The Knife - Shaking the Habitual
Shaking the Habitual is the latest offering from Swedish synth-pop duo The Knife. It’s also their first studio album since releasing Silent Shout seven years ago, and it’s pretty crazy.
The Knife were never known for their commercial appeal and certainly not for their conformity to traditional rock/pop music conventions, and this album is no exception. In fact I’d hazard a guess in placing the work in the concept album pile – more art than music.
Extremely experimental, they throw in all sorts of tracks. From ambient atmospherics, to freaky techno dance, interludes and mesmerizing epics. The utter performance of their music can be felt throughout, creating a kind of babble of intense orchestral sounds and mixed rhythms. So epic and penetrating are many of the tracks that I had to under take the first listen in two sittings.
For me it almost felt like a soundtrack, with its grand 8-10 minute instrumentals laid along side a mix of Karin’s unique vocals and intricate beats, evoking imagery of a futuristic landscape where machines reign.
Track 6, “Crake”, is under a minute of what sounds like various wind instruments screeching and screaming at you. Indicating perhaps a break in scene.
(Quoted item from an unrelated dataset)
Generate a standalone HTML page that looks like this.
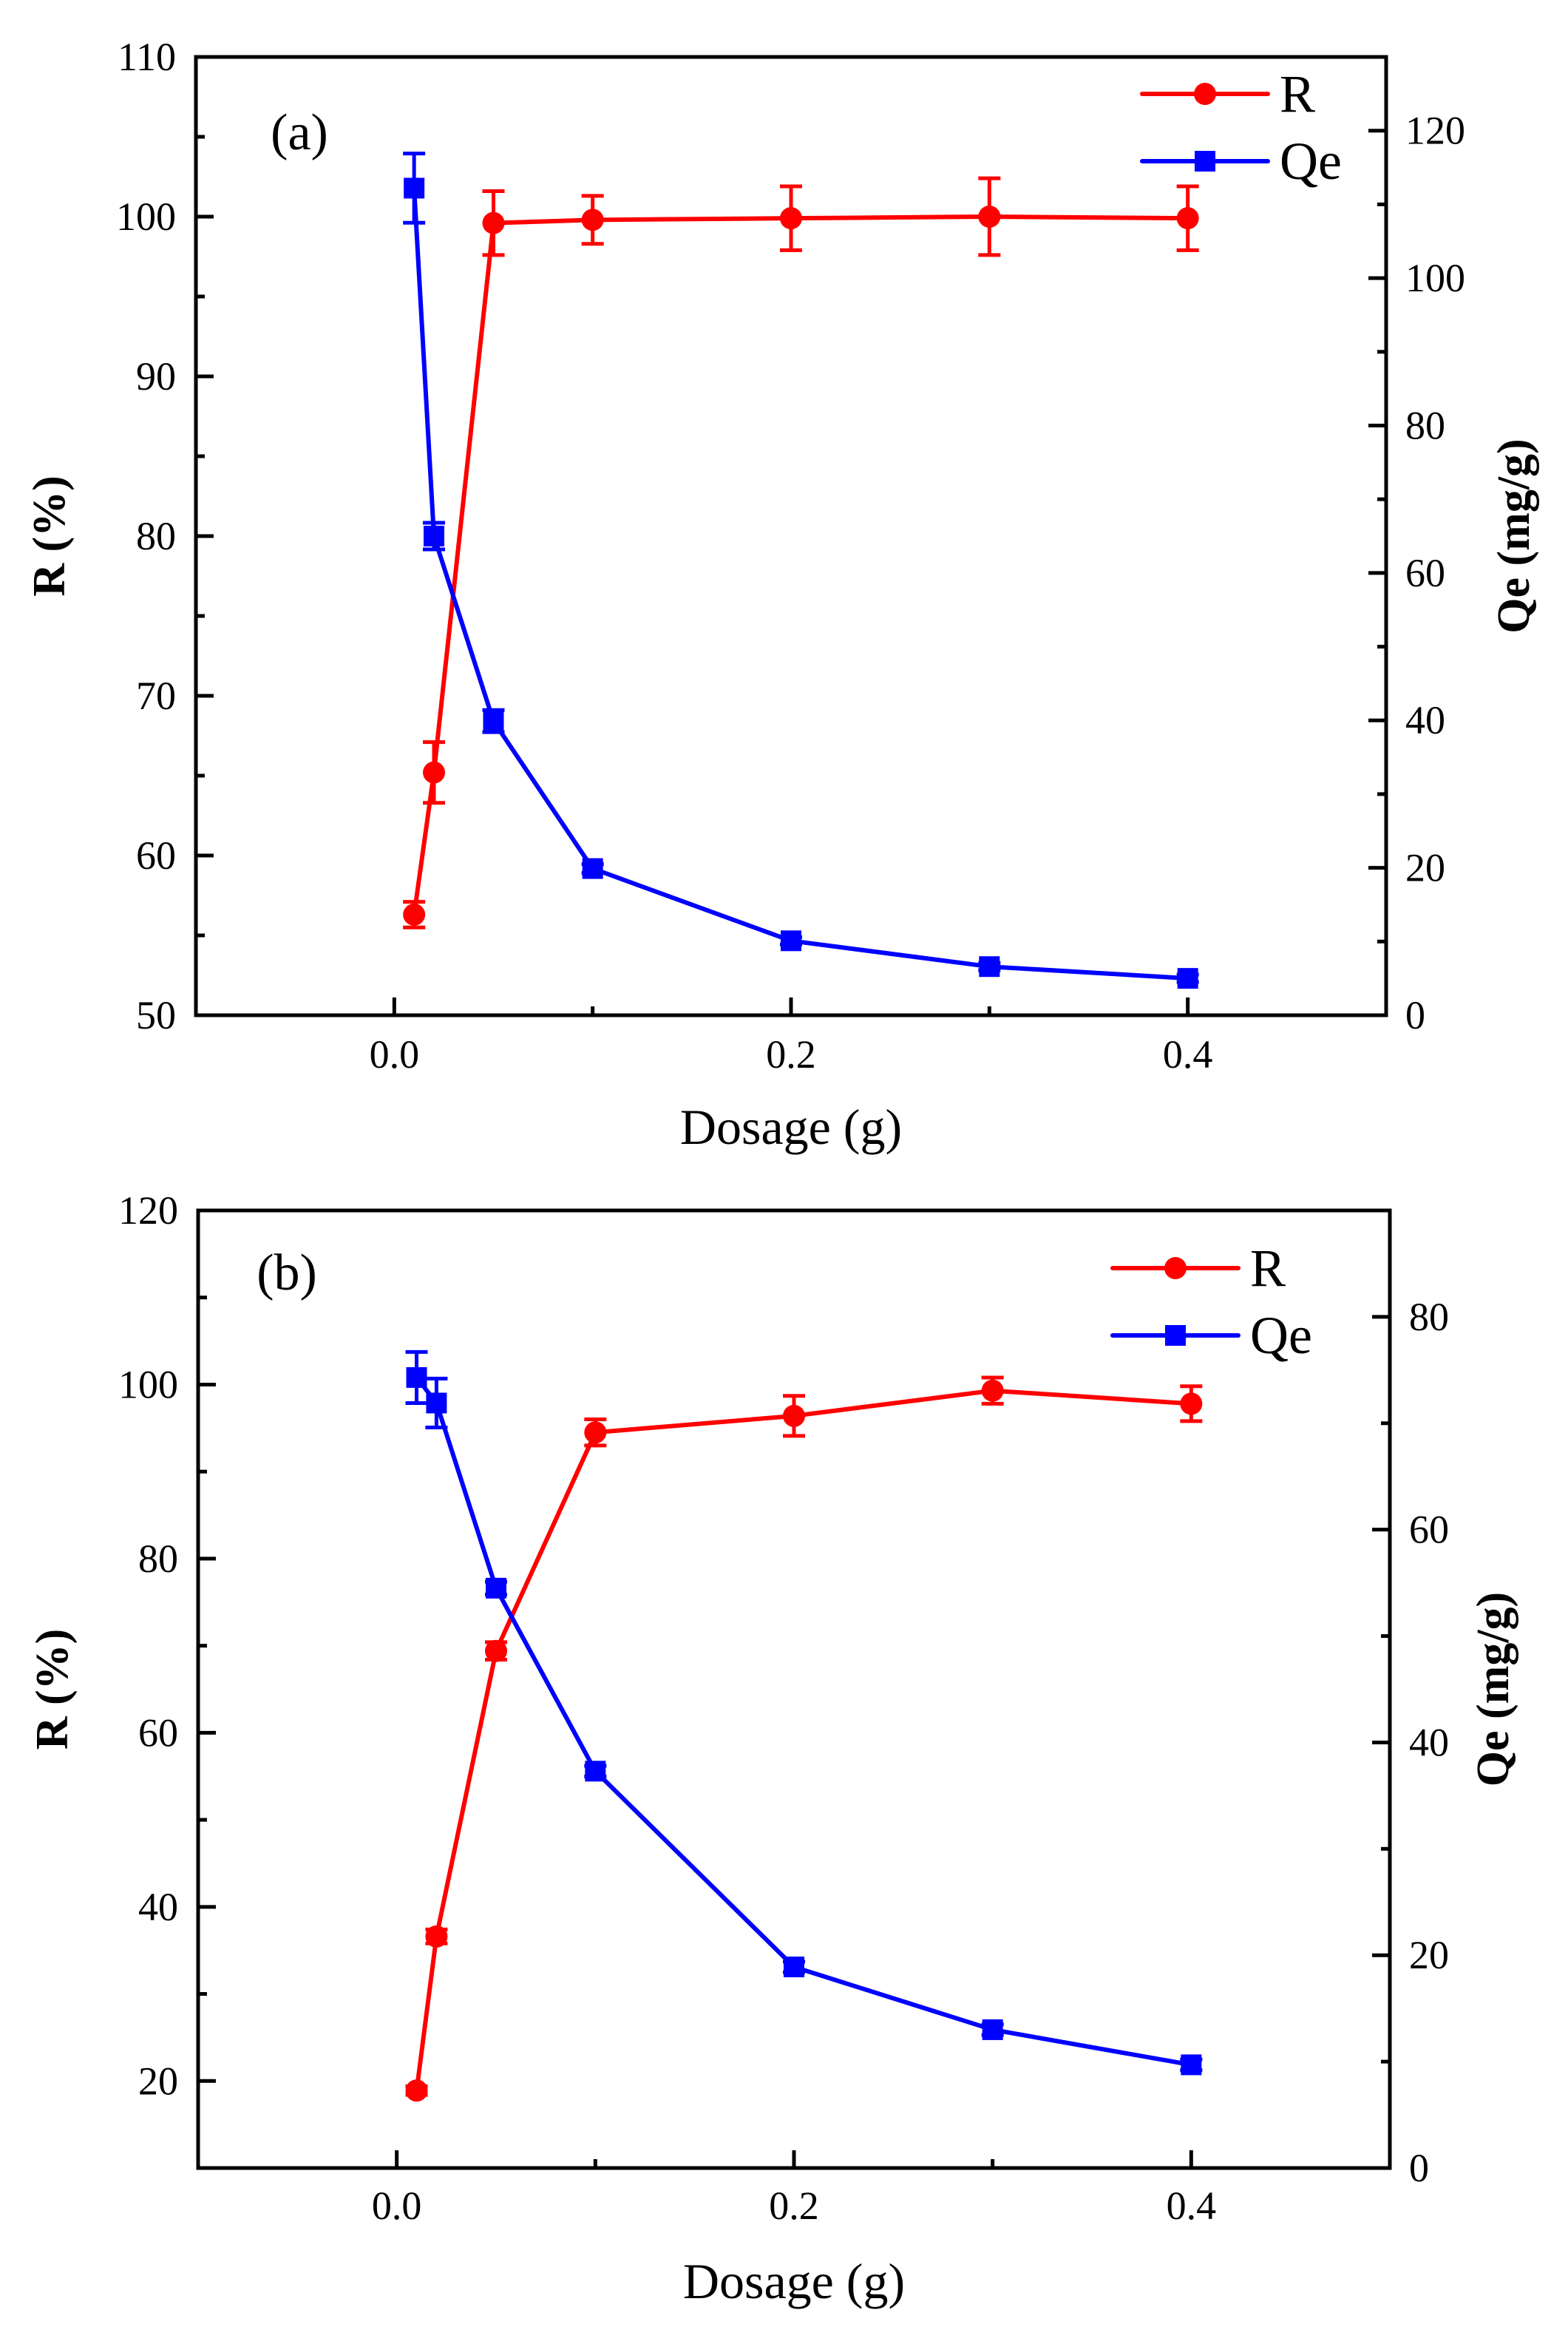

I say this because it is followed by the longest track on the album, the 20 min atmospheric instrumental “Old Dreams Waiting To Be Realized”.
It may all feel a tad too post-modern, even for the hipster in me, but then again the album is meant to be political and challenge our ideas about music. In fact the band didn’t think they were going to make another album at all and spent much of their time in-between records seeking inspiration and something worthwhile to say.
According to the duo they also had the aim of sounds through non-traditional means, saying that they spent time “studying and working their way to the core of an instrument to find its potential. Like making a bed-spring sound like a voice or making a voice sound like a bed-spring”.
Totes.
It all kind of sounds like if Peaches became a robot and teamed up with members of Bjork’s band, and in my opinion would work much better if it were the backing music for some kind performance piece accompanied by puppets and ominous lighting that acted out the perils of modern society. But that’s just me.
Post-modern, expressionist, and at time minimalistic, Shaking the Habitual is not for the faint hearted but is, however, a somewhat artistic endeavor through breaking conventions and pushing the boundary of what music is and can be.